BEGIN Raw data

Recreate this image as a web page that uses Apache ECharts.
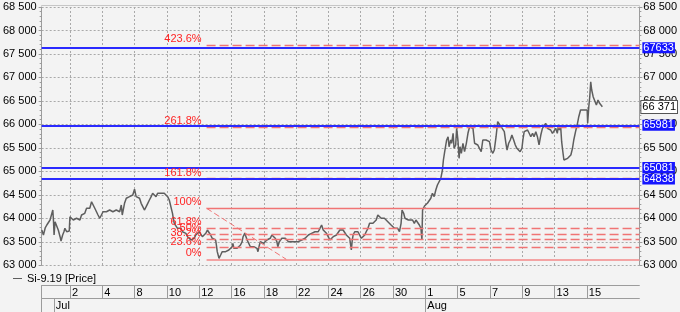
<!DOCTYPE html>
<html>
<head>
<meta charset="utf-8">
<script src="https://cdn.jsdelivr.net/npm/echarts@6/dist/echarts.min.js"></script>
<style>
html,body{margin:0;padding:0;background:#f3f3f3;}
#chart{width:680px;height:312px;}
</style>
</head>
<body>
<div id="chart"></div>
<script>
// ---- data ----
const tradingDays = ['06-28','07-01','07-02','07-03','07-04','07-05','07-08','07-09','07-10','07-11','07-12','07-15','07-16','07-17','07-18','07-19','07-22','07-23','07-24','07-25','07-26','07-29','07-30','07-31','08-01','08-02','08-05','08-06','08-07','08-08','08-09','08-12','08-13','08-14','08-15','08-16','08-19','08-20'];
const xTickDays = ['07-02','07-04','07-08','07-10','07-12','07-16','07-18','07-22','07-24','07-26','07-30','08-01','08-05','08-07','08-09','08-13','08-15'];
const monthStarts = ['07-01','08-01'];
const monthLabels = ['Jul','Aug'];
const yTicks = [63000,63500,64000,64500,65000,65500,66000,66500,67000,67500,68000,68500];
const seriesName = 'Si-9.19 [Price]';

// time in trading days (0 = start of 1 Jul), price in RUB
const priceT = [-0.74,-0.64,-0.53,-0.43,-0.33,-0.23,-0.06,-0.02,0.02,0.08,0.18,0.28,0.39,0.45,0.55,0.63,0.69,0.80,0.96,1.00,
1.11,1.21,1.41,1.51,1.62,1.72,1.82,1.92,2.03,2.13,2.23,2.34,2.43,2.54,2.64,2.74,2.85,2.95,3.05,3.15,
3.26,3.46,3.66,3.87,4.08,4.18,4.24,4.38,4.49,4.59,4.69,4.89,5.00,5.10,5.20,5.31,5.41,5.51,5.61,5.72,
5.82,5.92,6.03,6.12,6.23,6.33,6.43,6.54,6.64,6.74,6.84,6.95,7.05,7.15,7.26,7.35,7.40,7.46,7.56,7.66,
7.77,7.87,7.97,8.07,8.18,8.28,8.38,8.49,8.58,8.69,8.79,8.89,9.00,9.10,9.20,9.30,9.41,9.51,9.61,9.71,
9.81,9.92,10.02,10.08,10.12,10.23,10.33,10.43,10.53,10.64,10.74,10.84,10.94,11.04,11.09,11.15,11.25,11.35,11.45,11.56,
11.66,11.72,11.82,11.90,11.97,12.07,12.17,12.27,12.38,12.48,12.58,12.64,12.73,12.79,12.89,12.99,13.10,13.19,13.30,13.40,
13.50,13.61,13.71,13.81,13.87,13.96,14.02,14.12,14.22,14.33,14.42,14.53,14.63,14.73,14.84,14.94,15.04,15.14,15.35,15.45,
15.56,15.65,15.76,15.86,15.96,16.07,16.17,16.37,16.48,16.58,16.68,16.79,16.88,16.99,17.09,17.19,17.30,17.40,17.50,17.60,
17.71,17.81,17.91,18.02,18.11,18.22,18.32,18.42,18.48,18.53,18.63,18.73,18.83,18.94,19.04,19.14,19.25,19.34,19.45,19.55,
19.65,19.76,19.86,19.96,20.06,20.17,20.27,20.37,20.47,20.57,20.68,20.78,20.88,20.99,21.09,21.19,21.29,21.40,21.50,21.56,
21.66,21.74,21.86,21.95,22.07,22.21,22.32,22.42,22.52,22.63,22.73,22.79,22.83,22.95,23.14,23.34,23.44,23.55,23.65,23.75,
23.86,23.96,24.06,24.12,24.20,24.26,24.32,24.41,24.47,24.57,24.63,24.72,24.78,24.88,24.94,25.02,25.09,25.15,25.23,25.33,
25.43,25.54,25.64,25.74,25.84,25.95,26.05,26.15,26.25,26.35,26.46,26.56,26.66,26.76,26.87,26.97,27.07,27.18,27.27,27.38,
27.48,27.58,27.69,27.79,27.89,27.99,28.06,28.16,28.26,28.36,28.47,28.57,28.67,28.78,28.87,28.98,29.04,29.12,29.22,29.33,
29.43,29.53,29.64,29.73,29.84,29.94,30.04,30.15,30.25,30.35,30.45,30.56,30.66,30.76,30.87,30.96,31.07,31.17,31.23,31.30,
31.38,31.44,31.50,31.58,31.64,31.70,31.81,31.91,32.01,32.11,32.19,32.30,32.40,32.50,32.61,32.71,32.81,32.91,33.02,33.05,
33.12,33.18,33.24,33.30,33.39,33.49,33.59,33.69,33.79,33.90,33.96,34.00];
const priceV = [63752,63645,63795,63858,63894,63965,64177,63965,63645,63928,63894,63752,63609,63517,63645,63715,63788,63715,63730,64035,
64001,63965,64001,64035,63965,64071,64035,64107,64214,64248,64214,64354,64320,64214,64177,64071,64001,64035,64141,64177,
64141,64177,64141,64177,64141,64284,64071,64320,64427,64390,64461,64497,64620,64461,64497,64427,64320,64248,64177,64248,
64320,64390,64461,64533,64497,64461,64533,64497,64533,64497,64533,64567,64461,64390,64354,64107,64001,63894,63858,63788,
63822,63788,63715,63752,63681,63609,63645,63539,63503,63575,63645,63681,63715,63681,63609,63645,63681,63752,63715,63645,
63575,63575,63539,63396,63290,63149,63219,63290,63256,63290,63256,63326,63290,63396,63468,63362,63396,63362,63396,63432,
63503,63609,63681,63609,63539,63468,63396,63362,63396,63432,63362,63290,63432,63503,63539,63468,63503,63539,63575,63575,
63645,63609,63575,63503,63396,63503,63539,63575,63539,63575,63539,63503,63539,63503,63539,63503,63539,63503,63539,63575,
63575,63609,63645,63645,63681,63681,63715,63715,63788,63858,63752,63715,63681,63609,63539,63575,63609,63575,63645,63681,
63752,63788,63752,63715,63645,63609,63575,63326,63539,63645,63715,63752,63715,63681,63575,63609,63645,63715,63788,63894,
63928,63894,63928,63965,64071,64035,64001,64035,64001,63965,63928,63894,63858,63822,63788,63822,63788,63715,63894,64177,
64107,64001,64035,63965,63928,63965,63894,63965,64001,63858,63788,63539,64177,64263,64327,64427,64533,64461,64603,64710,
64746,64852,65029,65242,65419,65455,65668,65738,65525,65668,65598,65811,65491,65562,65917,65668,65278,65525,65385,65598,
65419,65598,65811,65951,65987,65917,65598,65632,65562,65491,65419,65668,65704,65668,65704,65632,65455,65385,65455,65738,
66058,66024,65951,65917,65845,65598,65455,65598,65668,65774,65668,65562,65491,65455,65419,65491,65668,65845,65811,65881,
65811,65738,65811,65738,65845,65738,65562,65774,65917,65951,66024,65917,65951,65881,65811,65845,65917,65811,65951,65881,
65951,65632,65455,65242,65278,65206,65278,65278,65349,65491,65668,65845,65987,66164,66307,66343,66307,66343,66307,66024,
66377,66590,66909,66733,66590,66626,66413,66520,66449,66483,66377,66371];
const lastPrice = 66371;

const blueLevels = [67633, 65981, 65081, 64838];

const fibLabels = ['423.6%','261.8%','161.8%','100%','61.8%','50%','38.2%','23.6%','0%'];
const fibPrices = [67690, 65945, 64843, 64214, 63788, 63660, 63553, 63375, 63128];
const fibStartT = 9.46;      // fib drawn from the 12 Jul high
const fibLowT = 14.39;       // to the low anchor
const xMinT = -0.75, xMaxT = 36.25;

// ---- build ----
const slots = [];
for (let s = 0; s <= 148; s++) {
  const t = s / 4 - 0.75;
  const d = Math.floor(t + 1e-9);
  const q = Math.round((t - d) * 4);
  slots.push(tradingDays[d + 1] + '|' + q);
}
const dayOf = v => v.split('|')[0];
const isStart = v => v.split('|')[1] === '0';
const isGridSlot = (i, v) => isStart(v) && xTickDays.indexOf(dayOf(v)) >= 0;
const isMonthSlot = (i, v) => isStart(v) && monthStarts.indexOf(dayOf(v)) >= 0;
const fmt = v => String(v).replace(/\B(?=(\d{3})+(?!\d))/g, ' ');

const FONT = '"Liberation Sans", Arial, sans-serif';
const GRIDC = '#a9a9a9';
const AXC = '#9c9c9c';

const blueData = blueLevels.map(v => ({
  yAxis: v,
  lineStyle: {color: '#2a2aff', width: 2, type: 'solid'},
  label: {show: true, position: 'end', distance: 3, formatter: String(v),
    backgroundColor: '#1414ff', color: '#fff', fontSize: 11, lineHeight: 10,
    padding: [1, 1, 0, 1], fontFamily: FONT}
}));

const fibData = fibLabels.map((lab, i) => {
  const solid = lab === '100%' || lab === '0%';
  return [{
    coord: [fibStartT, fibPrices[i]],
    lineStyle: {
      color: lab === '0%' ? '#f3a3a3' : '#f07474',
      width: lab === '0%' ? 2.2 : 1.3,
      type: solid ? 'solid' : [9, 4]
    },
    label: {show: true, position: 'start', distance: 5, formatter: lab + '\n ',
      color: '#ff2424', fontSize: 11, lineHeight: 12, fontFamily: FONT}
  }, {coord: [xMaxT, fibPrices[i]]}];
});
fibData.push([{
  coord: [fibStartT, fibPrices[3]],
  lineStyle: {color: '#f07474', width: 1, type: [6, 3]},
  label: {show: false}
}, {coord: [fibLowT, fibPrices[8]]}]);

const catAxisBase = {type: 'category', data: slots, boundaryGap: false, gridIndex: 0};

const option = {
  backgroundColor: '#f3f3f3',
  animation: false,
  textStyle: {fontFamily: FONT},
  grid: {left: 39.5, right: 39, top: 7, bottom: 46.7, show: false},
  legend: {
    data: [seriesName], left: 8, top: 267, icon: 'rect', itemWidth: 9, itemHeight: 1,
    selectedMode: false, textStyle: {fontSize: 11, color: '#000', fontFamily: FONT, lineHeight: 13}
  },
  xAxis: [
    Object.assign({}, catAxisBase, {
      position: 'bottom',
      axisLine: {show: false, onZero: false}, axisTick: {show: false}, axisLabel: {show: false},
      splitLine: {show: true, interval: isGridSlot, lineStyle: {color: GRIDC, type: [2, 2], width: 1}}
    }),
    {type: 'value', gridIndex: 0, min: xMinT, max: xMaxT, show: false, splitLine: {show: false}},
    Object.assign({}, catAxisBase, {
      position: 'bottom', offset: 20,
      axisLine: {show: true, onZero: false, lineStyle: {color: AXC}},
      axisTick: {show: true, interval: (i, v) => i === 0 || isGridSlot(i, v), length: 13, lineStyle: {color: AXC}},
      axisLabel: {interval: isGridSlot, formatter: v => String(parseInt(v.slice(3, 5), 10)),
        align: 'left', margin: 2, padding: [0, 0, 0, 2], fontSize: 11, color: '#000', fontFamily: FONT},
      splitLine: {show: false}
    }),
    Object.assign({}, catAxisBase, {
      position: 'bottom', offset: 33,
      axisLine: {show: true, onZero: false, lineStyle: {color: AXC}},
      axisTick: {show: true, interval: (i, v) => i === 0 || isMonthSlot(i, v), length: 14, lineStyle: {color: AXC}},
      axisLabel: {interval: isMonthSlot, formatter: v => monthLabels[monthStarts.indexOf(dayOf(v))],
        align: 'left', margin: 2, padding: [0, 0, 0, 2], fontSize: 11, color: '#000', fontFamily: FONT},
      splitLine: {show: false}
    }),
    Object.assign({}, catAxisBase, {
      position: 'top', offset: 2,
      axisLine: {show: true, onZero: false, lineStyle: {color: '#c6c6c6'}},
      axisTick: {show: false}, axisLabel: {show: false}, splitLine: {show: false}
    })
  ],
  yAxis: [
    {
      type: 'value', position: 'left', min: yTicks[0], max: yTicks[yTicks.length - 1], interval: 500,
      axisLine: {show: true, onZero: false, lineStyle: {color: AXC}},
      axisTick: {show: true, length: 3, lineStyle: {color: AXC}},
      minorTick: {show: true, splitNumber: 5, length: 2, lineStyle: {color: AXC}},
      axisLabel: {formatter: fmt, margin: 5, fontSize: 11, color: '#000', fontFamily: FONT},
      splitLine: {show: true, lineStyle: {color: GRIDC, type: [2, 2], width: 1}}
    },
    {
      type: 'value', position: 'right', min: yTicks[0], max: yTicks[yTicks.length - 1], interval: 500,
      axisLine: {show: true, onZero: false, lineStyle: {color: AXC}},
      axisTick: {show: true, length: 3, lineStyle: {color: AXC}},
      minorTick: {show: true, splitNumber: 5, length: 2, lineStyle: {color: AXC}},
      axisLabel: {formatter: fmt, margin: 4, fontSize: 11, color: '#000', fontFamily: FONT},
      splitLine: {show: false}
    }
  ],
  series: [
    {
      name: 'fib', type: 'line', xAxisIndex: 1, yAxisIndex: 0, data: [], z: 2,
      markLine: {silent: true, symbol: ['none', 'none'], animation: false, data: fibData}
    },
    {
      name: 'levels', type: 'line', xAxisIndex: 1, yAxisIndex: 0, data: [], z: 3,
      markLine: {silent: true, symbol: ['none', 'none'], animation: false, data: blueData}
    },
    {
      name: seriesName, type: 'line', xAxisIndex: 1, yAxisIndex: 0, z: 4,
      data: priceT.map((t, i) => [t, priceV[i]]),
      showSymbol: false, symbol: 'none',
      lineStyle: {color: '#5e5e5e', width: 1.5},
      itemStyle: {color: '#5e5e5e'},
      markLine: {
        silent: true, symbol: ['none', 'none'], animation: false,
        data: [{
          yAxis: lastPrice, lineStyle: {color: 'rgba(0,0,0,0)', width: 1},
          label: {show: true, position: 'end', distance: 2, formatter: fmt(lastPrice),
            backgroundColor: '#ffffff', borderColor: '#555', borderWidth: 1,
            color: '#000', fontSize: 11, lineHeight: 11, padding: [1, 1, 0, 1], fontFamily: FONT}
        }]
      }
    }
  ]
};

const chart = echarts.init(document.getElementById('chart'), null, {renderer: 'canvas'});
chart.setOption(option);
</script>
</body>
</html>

END Raw data

# [What the task requires]
Transcribe exactly, with no pictures, the lines running from the first line of the material through the line holding "const seriesName = 'Si-9.19 [Price]';".

# [Written response]
Recreate this image as a web page that uses Apache ECharts.
<!DOCTYPE html>
<html>
<head>
<meta charset="utf-8">
<script src="https://cdn.jsdelivr.net/npm/echarts@6/dist/echarts.min.js"></script>
<style>
html,body{margin:0;padding:0;background:#f3f3f3;}
#chart{width:680px;height:312px;}
</style>
</head>
<body>
<div id="chart"></div>
<script>
// ---- data ----
const tradingDays = ['06-28','07-01','07-02','07-03','07-04','07-05','07-08','07-09','07-10','07-11','07-12','07-15','07-16','07-17','07-18','07-19','07-22','07-23','07-24','07-25','07-26','07-29','07-30','07-31','08-01','08-02','08-05','08-06','08-07','08-08','08-09','08-12','08-13','08-14','08-15','08-16','08-19','08-20'];
const xTickDays = ['07-02','07-04','07-08','07-10','07-12','07-16','07-18','07-22','07-24','07-26','07-30','08-01','08-05','08-07','08-09','08-13','08-15'];
const monthStarts = ['07-01','08-01'];
const monthLabels = ['Jul','Aug'];
const yTicks = [63000,63500,64000,64500,65000,65500,66000,66500,67000,67500,68000,68500];
const seriesName = 'Si-9.19 [Price]';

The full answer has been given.